There are currently an estimated 600 million girls in the world between the ages of 10 and 19. The vast majority of these girls – around 90 percent – live in developing countries. Girls in this age range are at a critical point in their lives during which they will transition from children to adults, experience life-altering events and form the foundation for much of the rest of their lives. The experiences these girls are allowed and enabled to have will play a significant role in the world’s ability to make progress on key development goals, including the Sustainable Development Goals. They will shape the future of the world for decades to come.
Around the world, adolescent girls are often at a disadvantage both because of their age and because of their gender. Adolescence is the stage of life when gender norms and stereotypes firmly take hold, with adolescent girls in particular facing intense pressure to conform to gendered expectations about their role in life that often limit their aspirations and opportunities. This is also a period of life where gender-based discrimination can be particularly exaggerated, with girls facing a greater likelihood of experiencing a range of challenges. For example, in many developing countries, girls are forced to marry shortly after puberty, often to much older men. Their education and opportunities to engage with peers is typically curtailed as a result. In many communities around the world, girls are expected to carry out domestic duties, such as caring for younger siblings or older family members, tending to livestock and crops, and collecting firewood and water. These burdens can undermine their opportunities for education and, in turn, for satisfying and well-paid employment.
Globally, one in four girls under 17 reports experiencing sexual abuse, and many more face emotional and physical abuse and harassment due to their gender. Across the world, adolescent girls face extremely limited access to sexual and reproductive health services, which contributes to an estimated 20,000 births to adolescent girls each day, and more than three million unsafe abortions by adolescent girls each year.

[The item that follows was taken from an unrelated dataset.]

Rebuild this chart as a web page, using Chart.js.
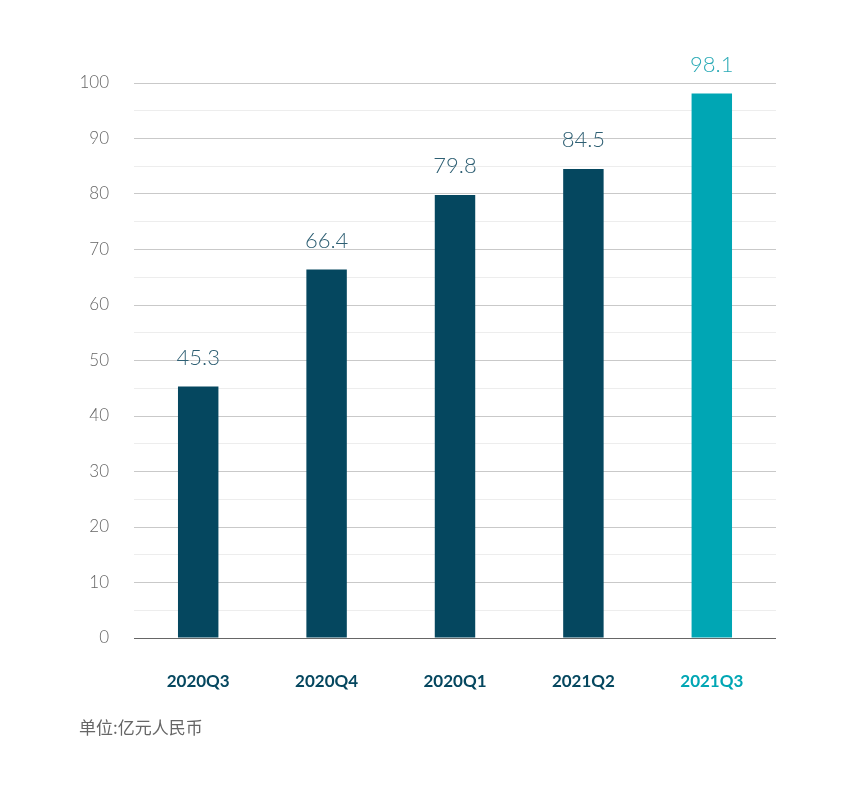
<!DOCTYPE html>
<html>
<head>
<meta charset="utf-8">
<script src="https://cdn.jsdelivr.net/npm/chart.js@4"></script>
<style>
  html, body { margin: 0; padding: 0; background: #fff; }
  #wrap { position: relative; width: 852px; height: 807px; }
  #note { position: absolute; left: 79px; top: 714px; font: 17px "Noto Sans CJK SC", sans-serif; color: #666; }
</style>
</head>
<body>
<div id="wrap">
  <canvas id="chart" width="852" height="807"></canvas>
  <div id="note">单位:亿元人民币</div>
</div>
<script>
// Chart data
const quarters = ['2020Q3', '2020Q4', '2020Q1', '2021Q2', '2021Q3'];
const revenue = [45.3, 66.4, 79.8, 84.5, 98.1];
const barColors = ['#05475f', '#05475f', '#05475f', '#05475f', '#00a6b4'];

// Draw value labels above each bar
const valueLabels = {
  id: 'valueLabels',
  afterDatasetsDraw(chart) {
    const ctx = chart.ctx;
    const meta = chart.getDatasetMeta(0);
    ctx.save();
    ctx.font = '300 22px Lato, sans-serif';
    ctx.textAlign = 'center';
    ctx.textBaseline = 'bottom';
    meta.data.forEach((bar, i) => {
      ctx.fillStyle = i === 4 ? '#2aaab6' : '#2e5f73';
      ctx.fillText(revenue[i].toFixed(1), bar.x, bar.y - 18);
    });
    ctx.restore();
  }
};

const ctx = document.getElementById('chart').getContext('2d');
new Chart(ctx, {
  type: 'bar',
  data: {
    labels: quarters,
    datasets: [{
      data: revenue,
      backgroundColor: barColors,
      barPercentage: 0.63,
      categoryPercentage: 0.5
    }]
  },
  options: {
    responsive: false,
    animation: false,
    layout: { padding: { top: 83, right: 76, left: 0, bottom: 0 } },
    plugins: { legend: { display: false }, tooltip: { enabled: false } },
    scales: {
      x: {
        grid: { display: false },
        border: { display: false },
        ticks: {
          padding: 25,
          font: { family: 'Lato', size: 17, weight: 'bold' },
          color: ctx => (ctx.index === 4 ? '#00a6b4' : '#05475f')
        },
        afterFit: scale => { scale.height = 169; }
      },
      y: {
        min: 0,
        max: 100,
        border: { display: false },
        grid: {
          drawTicks: false,
          lineWidth: 1,
          color: c => (c.tick.value === 0 ? '#666' : (c.tick.value % 10 === 0 ? '#c9c9c9' : '#ededed'))
        },
        ticks: {
          stepSize: 5,
          padding: 25,
          font: { family: 'Lato', size: 17, weight: '300' },
          color: '#666',
          callback: v => (v % 10 === 0 ? v : '')
        },
        afterFit: scale => { scale.width = 134; }
      }
    }
  },
  plugins: [valueLabels]
});
</script>
</body>
</html>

Despite the tremendous potential that adolescent girls have to contribute toward their own growth and betterment, as well as that of their societies, these and other challenges very often prevent them from fully realizing this potential. Understanding why girls face the disadvantages they do and how to best address and overcome them is critical to ensuring a better future for us all.
ICRW has designed, implemented and evaluated solutions that enhance girls’ health and wellbeing; foster education and economic stability; build confidence, voice and agency; and that will ultimately position them for successful transitions to adulthood. Our researchers develop, inform and evaluate girl-focused programs and policies and identify opportunities to incorporate a focus on girls within larger health, education, development and youth-oriented efforts.
ICRW uses that evidence to push for girls’ rights to be addressed in local, national and global programs, laws and policies. For example, researchers in ICRW’s Asia Regional Office have designed school- and workplace-based curricula for tackling gender norms and promoting girls’ rights and empowerment that are being used by school systems and companies to curb violence against girls, promote positive gender norms and encourage girls’ and young women’s full participation in the home, classroom, workplace and communities.
Our researchers and policy specialists help the broader development community understand the many challenges facing adolescent girls and how those challenges undermine progress on a range of development outcomes. ICRW researchers, for example, authored two chapters of the United Nations Population Fund’s (UNFPA) State of World Population 2016 report, which documents the experience of and makes the case for investing in 10-year-old girls globally. Our reports on the status of adolescent girls around the world helped us to make the successful case for their inclusion throughout the Sustainable Development Goals.
ICRW is also an active member of coalitions and communities of practice geared toward promoting the health and rights of girls around the world. ICRW is a founding member of the Coalition for Adolescent Girls and chairs the advocacy coalition Girls Not Brides USA. In these capacities ICRW played a pivotal role in pushing the U.S. Government to produce and then offered evidence that helped to shape the world’s first piece of foreign policy dedicated to the empowerment of girls, the U.S. Global Strategy to Empower Adolescent Girls. The five objectives of that Strategy are taken directly from ICRW’s research on the solutions to end child marriage.